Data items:
══════════

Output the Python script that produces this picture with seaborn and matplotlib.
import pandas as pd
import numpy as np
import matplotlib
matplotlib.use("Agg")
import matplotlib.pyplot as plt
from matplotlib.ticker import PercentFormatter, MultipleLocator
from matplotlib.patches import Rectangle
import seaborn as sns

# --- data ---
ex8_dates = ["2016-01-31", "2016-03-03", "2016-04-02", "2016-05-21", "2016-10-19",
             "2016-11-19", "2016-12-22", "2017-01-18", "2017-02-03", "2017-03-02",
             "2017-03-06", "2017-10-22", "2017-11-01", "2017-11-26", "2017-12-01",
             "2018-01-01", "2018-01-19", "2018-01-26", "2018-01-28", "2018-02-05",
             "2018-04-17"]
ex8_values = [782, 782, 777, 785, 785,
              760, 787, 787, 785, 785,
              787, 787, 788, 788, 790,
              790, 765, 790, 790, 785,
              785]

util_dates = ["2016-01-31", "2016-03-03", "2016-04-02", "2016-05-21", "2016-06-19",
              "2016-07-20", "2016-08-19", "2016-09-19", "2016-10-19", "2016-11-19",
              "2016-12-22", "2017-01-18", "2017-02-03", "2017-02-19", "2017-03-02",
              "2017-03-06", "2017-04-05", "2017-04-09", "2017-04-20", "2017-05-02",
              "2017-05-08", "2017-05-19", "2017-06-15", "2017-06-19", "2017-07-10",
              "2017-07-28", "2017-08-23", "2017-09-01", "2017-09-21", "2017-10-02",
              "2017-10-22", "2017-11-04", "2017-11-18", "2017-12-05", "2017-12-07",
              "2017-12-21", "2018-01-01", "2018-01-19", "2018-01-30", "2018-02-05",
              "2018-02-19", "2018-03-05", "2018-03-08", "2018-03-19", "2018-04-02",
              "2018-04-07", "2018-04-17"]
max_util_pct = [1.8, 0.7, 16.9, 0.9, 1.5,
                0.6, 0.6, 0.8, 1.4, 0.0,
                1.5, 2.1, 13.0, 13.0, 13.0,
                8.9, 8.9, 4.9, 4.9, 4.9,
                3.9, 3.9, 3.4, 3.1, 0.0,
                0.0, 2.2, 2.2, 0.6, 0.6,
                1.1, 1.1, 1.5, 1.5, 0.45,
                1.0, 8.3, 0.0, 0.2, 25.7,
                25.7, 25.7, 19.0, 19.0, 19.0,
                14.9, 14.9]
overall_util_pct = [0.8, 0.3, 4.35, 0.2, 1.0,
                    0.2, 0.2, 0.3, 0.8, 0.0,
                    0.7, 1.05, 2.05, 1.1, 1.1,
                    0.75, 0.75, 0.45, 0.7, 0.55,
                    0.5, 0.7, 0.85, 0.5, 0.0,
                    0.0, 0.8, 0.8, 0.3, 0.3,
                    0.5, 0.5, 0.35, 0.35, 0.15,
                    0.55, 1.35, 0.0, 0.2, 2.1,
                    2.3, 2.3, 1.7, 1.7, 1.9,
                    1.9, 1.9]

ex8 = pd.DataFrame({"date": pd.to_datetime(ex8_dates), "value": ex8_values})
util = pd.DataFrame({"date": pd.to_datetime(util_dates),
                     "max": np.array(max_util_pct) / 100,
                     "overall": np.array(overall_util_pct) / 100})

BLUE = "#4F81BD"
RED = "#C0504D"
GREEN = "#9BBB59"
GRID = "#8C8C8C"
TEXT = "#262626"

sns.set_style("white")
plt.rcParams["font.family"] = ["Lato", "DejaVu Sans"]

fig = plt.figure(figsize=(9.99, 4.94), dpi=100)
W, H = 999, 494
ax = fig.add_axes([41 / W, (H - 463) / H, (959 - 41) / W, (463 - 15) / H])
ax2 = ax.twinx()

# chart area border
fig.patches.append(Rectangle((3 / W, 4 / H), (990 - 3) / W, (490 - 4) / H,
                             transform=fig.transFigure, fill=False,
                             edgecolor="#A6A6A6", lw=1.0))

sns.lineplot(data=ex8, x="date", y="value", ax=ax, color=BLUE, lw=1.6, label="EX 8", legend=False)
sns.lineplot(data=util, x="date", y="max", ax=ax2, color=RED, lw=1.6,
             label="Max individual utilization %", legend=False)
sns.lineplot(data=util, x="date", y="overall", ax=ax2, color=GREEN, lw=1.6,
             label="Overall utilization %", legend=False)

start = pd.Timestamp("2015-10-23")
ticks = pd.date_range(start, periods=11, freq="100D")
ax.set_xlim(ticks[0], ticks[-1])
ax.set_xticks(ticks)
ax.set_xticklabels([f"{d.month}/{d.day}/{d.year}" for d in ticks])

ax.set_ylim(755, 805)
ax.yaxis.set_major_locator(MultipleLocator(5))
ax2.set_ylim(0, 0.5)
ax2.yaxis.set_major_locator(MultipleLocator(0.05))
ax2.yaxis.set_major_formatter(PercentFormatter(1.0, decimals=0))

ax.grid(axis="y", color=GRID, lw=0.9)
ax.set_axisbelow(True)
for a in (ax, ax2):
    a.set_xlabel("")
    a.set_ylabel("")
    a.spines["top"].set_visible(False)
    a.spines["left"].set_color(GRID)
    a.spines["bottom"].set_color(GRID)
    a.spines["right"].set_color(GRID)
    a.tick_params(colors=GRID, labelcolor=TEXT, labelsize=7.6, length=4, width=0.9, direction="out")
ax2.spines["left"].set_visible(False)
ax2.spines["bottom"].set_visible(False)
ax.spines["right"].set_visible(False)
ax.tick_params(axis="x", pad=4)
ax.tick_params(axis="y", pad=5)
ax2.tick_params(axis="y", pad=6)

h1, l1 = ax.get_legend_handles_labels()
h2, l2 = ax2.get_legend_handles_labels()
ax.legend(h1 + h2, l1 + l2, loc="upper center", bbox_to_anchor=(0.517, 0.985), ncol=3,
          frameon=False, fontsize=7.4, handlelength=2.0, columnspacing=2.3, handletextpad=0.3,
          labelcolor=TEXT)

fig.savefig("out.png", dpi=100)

══════════

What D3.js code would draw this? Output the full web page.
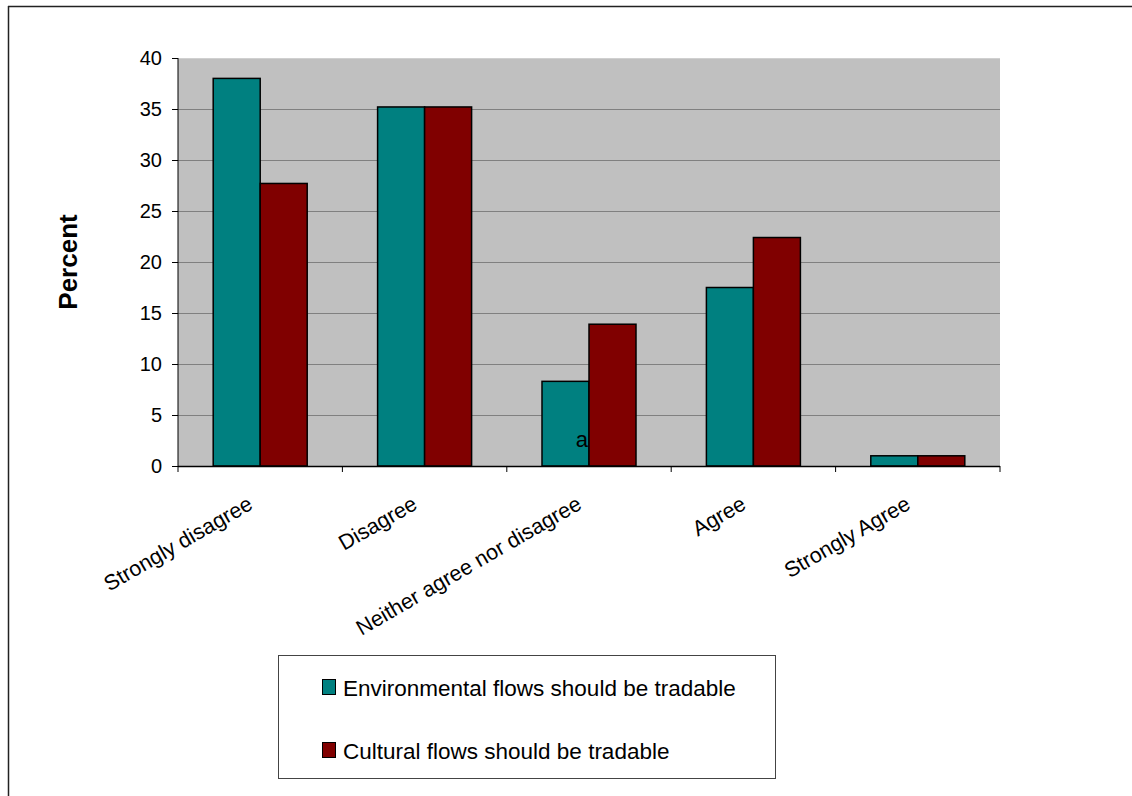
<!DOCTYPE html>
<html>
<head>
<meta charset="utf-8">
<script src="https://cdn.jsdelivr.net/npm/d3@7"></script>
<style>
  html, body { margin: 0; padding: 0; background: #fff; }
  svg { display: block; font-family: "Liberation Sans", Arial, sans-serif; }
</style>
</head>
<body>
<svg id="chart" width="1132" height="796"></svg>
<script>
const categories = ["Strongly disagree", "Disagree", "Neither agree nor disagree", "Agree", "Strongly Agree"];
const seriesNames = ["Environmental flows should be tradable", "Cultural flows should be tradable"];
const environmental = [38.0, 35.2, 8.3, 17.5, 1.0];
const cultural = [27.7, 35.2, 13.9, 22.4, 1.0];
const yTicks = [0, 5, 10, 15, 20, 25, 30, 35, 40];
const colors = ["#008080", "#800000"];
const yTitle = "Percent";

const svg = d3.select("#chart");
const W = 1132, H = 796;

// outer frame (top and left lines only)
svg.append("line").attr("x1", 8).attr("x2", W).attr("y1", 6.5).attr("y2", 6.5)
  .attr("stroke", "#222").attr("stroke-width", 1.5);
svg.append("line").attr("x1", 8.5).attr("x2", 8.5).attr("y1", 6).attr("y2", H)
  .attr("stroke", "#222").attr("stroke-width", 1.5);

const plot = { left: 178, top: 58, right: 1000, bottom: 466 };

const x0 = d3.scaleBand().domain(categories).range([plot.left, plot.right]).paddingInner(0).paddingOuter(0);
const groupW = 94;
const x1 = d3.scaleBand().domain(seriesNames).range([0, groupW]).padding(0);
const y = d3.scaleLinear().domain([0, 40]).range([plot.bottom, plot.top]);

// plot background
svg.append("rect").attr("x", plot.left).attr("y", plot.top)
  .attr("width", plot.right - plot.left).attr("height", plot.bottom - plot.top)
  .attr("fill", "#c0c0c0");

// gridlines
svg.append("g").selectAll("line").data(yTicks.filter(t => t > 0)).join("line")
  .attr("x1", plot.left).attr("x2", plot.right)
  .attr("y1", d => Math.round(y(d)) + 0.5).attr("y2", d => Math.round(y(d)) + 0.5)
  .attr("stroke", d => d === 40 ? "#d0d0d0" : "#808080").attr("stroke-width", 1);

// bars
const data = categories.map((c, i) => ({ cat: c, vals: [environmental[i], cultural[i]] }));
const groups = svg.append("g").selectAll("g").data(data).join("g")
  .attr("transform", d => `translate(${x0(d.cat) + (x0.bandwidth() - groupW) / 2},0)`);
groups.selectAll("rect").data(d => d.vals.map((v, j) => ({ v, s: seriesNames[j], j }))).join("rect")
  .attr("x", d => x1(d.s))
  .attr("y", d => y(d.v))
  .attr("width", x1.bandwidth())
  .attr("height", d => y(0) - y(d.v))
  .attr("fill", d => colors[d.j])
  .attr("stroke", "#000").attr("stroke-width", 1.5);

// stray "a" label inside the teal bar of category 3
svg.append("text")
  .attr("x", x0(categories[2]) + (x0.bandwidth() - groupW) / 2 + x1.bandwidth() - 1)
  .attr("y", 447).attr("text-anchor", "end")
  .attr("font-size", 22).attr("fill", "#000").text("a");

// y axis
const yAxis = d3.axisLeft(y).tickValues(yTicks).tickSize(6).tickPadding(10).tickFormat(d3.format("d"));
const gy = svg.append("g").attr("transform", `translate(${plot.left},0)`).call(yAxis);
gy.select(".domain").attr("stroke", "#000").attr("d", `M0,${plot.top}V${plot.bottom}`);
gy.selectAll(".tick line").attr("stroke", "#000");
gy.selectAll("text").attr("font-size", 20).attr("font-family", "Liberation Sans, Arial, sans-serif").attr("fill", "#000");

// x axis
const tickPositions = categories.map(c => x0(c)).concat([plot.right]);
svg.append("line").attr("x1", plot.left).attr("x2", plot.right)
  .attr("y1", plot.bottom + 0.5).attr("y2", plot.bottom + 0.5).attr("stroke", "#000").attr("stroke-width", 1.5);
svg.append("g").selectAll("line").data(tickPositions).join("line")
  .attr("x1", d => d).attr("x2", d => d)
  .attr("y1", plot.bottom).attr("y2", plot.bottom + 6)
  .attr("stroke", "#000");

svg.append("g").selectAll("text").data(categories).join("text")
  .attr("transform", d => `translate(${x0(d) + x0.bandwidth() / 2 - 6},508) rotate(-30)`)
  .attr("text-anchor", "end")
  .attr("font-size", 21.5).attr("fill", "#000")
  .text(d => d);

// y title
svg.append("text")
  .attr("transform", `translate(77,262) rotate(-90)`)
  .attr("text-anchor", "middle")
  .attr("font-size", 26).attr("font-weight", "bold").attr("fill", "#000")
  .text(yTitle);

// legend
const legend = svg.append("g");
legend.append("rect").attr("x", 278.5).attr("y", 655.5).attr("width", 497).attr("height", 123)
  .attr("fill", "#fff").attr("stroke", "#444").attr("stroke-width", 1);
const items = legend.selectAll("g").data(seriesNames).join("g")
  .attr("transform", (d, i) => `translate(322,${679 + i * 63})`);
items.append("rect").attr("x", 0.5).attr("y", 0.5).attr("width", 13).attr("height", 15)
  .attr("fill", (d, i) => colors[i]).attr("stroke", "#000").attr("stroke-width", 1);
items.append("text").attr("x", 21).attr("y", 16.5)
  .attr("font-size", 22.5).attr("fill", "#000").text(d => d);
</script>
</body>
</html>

══════════

Using the entries above, transcribe every line from the line containing "What D3.js code" through the line containing "const W = 1132, H = 796;". Do not copy pictures.

Response ->
What D3.js code would draw this? Output the full web page.
<!DOCTYPE html>
<html>
<head>
<meta charset="utf-8">
<script src="https://cdn.jsdelivr.net/npm/d3@7"></script>
<style>
  html, body { margin: 0; padding: 0; background: #fff; }
  svg { display: block; font-family: "Liberation Sans", Arial, sans-serif; }
</style>
</head>
<body>
<svg id="chart" width="1132" height="796"></svg>
<script>
const categories = ["Strongly disagree", "Disagree", "Neither agree nor disagree", "Agree", "Strongly Agree"];
const seriesNames = ["Environmental flows should be tradable", "Cultural flows should be tradable"];
const environmental = [38.0, 35.2, 8.3, 17.5, 1.0];
const cultural = [27.7, 35.2, 13.9, 22.4, 1.0];
const yTicks = [0, 5, 10, 15, 20, 25, 30, 35, 40];
const colors = ["#008080", "#800000"];
const yTitle = "Percent";

const svg = d3.select("#chart");
const W = 1132, H = 796;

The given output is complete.